Pour reprendre l’exemple des titres-restaurant, un bureaucrate se réjouira peut-être que l’on consacre des dépenses à un secteur qui fait vivre une partie de la  France. On peut, au contraire, espérer plutôt qu’un jour les consommateurs ne seront plus contraints de participer à la perpétuation des rentes d’acteurs ne proposant aucune valeur ajoutée. Qu’un jour, le « cadeau » de titres-restaurants sera remplacé par des baisses d’impôts et de cotisations sociales sur la somme perçue chaque mois par les salariés et qu’ils pourront, en citoyens libres, répartir leurs dépenses en fonction de besoins qu’ils évalueront eux-mêmes.
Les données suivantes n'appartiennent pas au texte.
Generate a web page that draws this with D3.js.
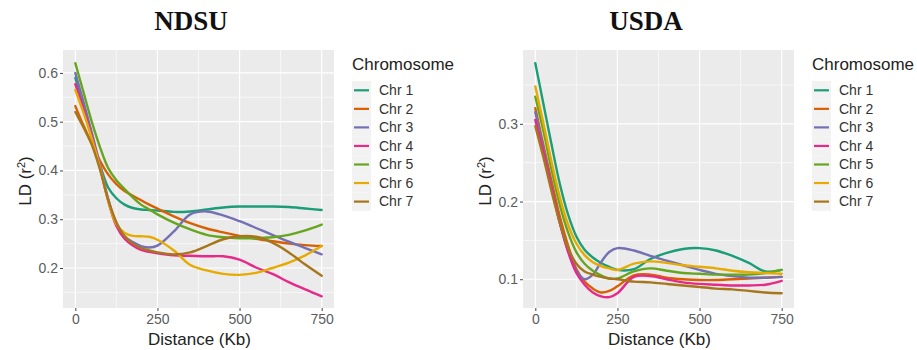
<!DOCTYPE html>
<html>
<head>
<meta charset="utf-8">
<script src="https://cdn.jsdelivr.net/npm/d3@7"></script>
<style>
  body { margin: 0; background: #fff; }
  svg { display: block; font-family: Arial, 'Liberation Sans', sans-serif; }
</style>
</head>
<body>
<svg id="chart" width="917" height="350"></svg>
<script>
const distances = [0, 25, 50, 75, 100, 125, 150, 175, 200, 225, 250, 300, 350, 400, 450, 500, 550, 600, 650, 700, 750]
const chromosomes = ['Chr 1', 'Chr 2', 'Chr 3', 'Chr 4', 'Chr 5', 'Chr 6', 'Chr 7']
const colors = ['#1B9E77', '#D95F02', '#7570B3', '#E7298A', '#66A61E', '#E6AB02', '#A6761D']

// NDSU smoothed LD per chromosome, one value per distance
const ndsuLD = [
  [0.590, 0.530, 0.470, 0.412, 0.365, 0.343, 0.330, 0.323, 0.320, 0.319, 0.318, 0.315, 0.316, 0.320, 0.324, 0.326, 0.326, 0.326, 0.325, 0.322, 0.319],
  [0.532, 0.492, 0.455, 0.420, 0.392, 0.372, 0.358, 0.348, 0.339, 0.330, 0.322, 0.306, 0.292, 0.281, 0.273, 0.266, 0.260, 0.255, 0.250, 0.247, 0.245],
  [0.600, 0.540, 0.478, 0.412, 0.342, 0.290, 0.265, 0.253, 0.245, 0.242, 0.246, 0.275, 0.310, 0.316, 0.308, 0.296, 0.282, 0.268, 0.254, 0.241, 0.228],
  [0.577, 0.525, 0.470, 0.407, 0.338, 0.286, 0.260, 0.246, 0.237, 0.233, 0.230, 0.226, 0.225, 0.224, 0.224, 0.217, 0.201, 0.188, 0.171, 0.156, 0.142],
  [0.620, 0.560, 0.500, 0.448, 0.405, 0.380, 0.362, 0.345, 0.330, 0.320, 0.310, 0.293, 0.279, 0.268, 0.263, 0.261, 0.261, 0.263, 0.268, 0.277, 0.289],
  [0.565, 0.518, 0.466, 0.407, 0.338, 0.290, 0.272, 0.266, 0.265, 0.264, 0.258, 0.236, 0.206, 0.195, 0.188, 0.186, 0.190, 0.200, 0.211, 0.226, 0.245],
  [0.520, 0.488, 0.453, 0.402, 0.340, 0.294, 0.265, 0.250, 0.241, 0.236, 0.232, 0.228, 0.232, 0.245, 0.259, 0.265, 0.264, 0.252, 0.232, 0.207, 0.184]
]

// USDA smoothed LD per chromosome
const usdaLD = [
  [0.378, 0.325, 0.272, 0.222, 0.183, 0.155, 0.138, 0.128, 0.121, 0.116, 0.112, 0.113, 0.126, 0.134, 0.139, 0.140, 0.137, 0.130, 0.121, 0.110, 0.112],
  [0.320, 0.272, 0.225, 0.180, 0.143, 0.113, 0.097, 0.088, 0.083, 0.085, 0.091, 0.105, 0.106, 0.102, 0.100, 0.099, 0.099, 0.100, 0.101, 0.102, 0.103],
  [0.315, 0.267, 0.218, 0.172, 0.136, 0.111, 0.100, 0.106, 0.122, 0.135, 0.140, 0.137, 0.130, 0.124, 0.118, 0.112, 0.107, 0.104, 0.102, 0.102, 0.103],
  [0.305, 0.262, 0.217, 0.172, 0.135, 0.108, 0.093, 0.083, 0.078, 0.077, 0.082, 0.103, 0.104, 0.100, 0.096, 0.094, 0.093, 0.092, 0.092, 0.093, 0.098],
  [0.335, 0.290, 0.240, 0.195, 0.160, 0.135, 0.120, 0.111, 0.105, 0.101, 0.101, 0.110, 0.114, 0.111, 0.108, 0.107, 0.106, 0.106, 0.106, 0.108, 0.112],
  [0.348, 0.300, 0.250, 0.205, 0.170, 0.146, 0.131, 0.122, 0.117, 0.114, 0.112, 0.120, 0.123, 0.121, 0.118, 0.116, 0.114, 0.111, 0.109, 0.108, 0.107],
  [0.297, 0.256, 0.212, 0.172, 0.140, 0.120, 0.110, 0.106, 0.103, 0.101, 0.100, 0.097, 0.096, 0.094, 0.092, 0.090, 0.088, 0.087, 0.085, 0.083, 0.082]
]

const xTicks = [0, 250, 500, 750]
const xMinor = [125, 375, 625]
const ndsuYTicks = [0.2, 0.3, 0.4, 0.5, 0.6]
const ndsuYMinor = [0.15, 0.25, 0.35, 0.45, 0.55]
const usdaYTicks = [0.1, 0.2, 0.3]
const usdaYMinor = [0.15, 0.25, 0.35]

const svg = d3.select('#chart')

function drawPanel(opts) {
  const { title, titleX, values, left, yDomain, yTicks, yMinor } = opts
  const top = 50
  const w = 271
  const h = 258
  const g = svg.append('g').attr('transform', `translate(${left},${top})`)

  const x = d3.scaleLinear().domain([-37.5, 787.5]).range([0, w])
  const y = d3.scaleLinear().domain(yDomain).range([h, 0])

  g.append('rect').attr('width', w).attr('height', h).attr('fill', '#EBEBEB')

  // minor grid
  g.selectAll('.ymin').data(yMinor).join('line')
    .attr('x1', 0).attr('x2', w)
    .attr('y1', d => y(d)).attr('y2', d => y(d))
    .attr('stroke', '#fff').attr('stroke-width', 0.6)
  g.selectAll('.xmin').data(xMinor).join('line')
    .attr('y1', 0).attr('y2', h)
    .attr('x1', d => x(d)).attr('x2', d => x(d))
    .attr('stroke', '#fff').attr('stroke-width', 0.6)
  // major grid
  g.selectAll('.ymaj').data(yTicks).join('line')
    .attr('x1', 0).attr('x2', w)
    .attr('y1', d => y(d)).attr('y2', d => y(d))
    .attr('stroke', '#fff').attr('stroke-width', 1.2)
  g.selectAll('.xmaj').data(xTicks).join('line')
    .attr('y1', 0).attr('y2', h)
    .attr('x1', d => x(d)).attr('x2', d => x(d))
    .attr('stroke', '#fff').attr('stroke-width', 1.2)

  const line = d3.line()
    .x((d, i) => x(distances[i]))
    .y(d => y(d))
    .curve(d3.curveCatmullRom.alpha(0.5))

  g.selectAll('.ld').data(values).join('path')
    .attr('d', d => line(d))
    .attr('fill', 'none')
    .attr('stroke', (d, i) => colors[i])
    .attr('stroke-width', 2.4)
    .attr('stroke-linecap', 'round')

  const yAxis = g.append('g')
    .call(d3.axisLeft(y).tickValues(yTicks).tickSize(3).tickPadding(2).tickFormat(d3.format('.1f')))
  const xAxis = g.append('g').attr('transform', `translate(0,${h})`)
    .call(d3.axisBottom(x).tickValues(xTicks).tickSize(3).tickPadding(3).tickFormat(d3.format('d')))
  ;[yAxis, xAxis].forEach(a => {
    a.select('.domain').remove()
    a.selectAll('line').attr('stroke', '#444')
    a.selectAll('text').attr('fill', '#5c5c5c').attr('font-size', 14)
      .attr('font-family', 'Arial, Liberation Sans, sans-serif')
  })

  // titles
  svg.append('text')
    .attr('x', titleX).attr('y', 30)
    .attr('text-anchor', 'middle')
    .attr('font-family', 'Times New Roman, Liberation Serif, serif')
    .attr('font-weight', 'bold').attr('font-size', 27)
    .attr('fill', '#111')
    .text(title)

  svg.append('text')
    .attr('x', left + w / 2 + 1).attr('y', 345)
    .attr('text-anchor', 'middle')
    .attr('font-size', 17).attr('fill', '#222')
    .text('Distance (Kb)')

  const yt = svg.append('text')
    .attr('transform', `translate(${left - 32},${top + h / 2 + 2}) rotate(-90)`)
    .attr('text-anchor', 'middle')
    .attr('font-size', 17).attr('fill', '#222')
  yt.append('tspan').text('LD (r')
  yt.append('tspan').attr('dy', -6).attr('font-size', 11).text('2')
  yt.append('tspan').attr('dy', 6).text(')')

  // legend
  const lg = svg.append('g').attr('transform', `translate(${left + w + 18},0)`)
  lg.append('text').attr('x', 0).attr('y', 70)
    .attr('font-size', 17).attr('fill', '#222').text('Chromosome')
  const rows = lg.selectAll('.row').data(chromosomes).join('g')
    .attr('transform', (d, i) => `translate(0,${81 + i * 18.55})`)
  rows.append('rect').attr('width', 19).attr('height', 18.55).attr('fill', '#F2F2F2')
  rows.append('line').attr('x1', 2).attr('x2', 17)
    .attr('y1', 9.3).attr('y2', 9.3)
    .attr('stroke', (d, i) => colors[i]).attr('stroke-width', 2.2)
  rows.append('text').attr('x', 27).attr('y', 14)
    .attr('font-size', 14).attr('fill', '#333').text(d => d)
}

drawPanel({ title: 'NDSU', titleX: 191, values: ndsuLD, left: 63, yDomain: [0.118, 0.647], yTicks: ndsuYTicks, yMinor: ndsuYMinor })
drawPanel({ title: 'USDA', titleX: 646, values: usdaLD, left: 523, yDomain: [0.063, 0.395], yTicks: usdaYTicks, yMinor: usdaYMinor })
</script>
</body>
</html>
Les entrepreneurs doivent être conscients de toutes les configurations possibles pour bien choisir leur voie, déblayer le terrain, repérer les embûches et tracer clairement un modus operandi avant même de s’occuper de l’essentiel de leurs affaires. Il serait encore plus souhaitable qu’en amont, nos dirigeants soient, eux aussi, bien informés sur ces différentes catégories d’entrepreunariat. Cela leur éviterait de s’emballer parfois pour des projets qui, finalement, dévient de la route qu’on espérait les voir suivre.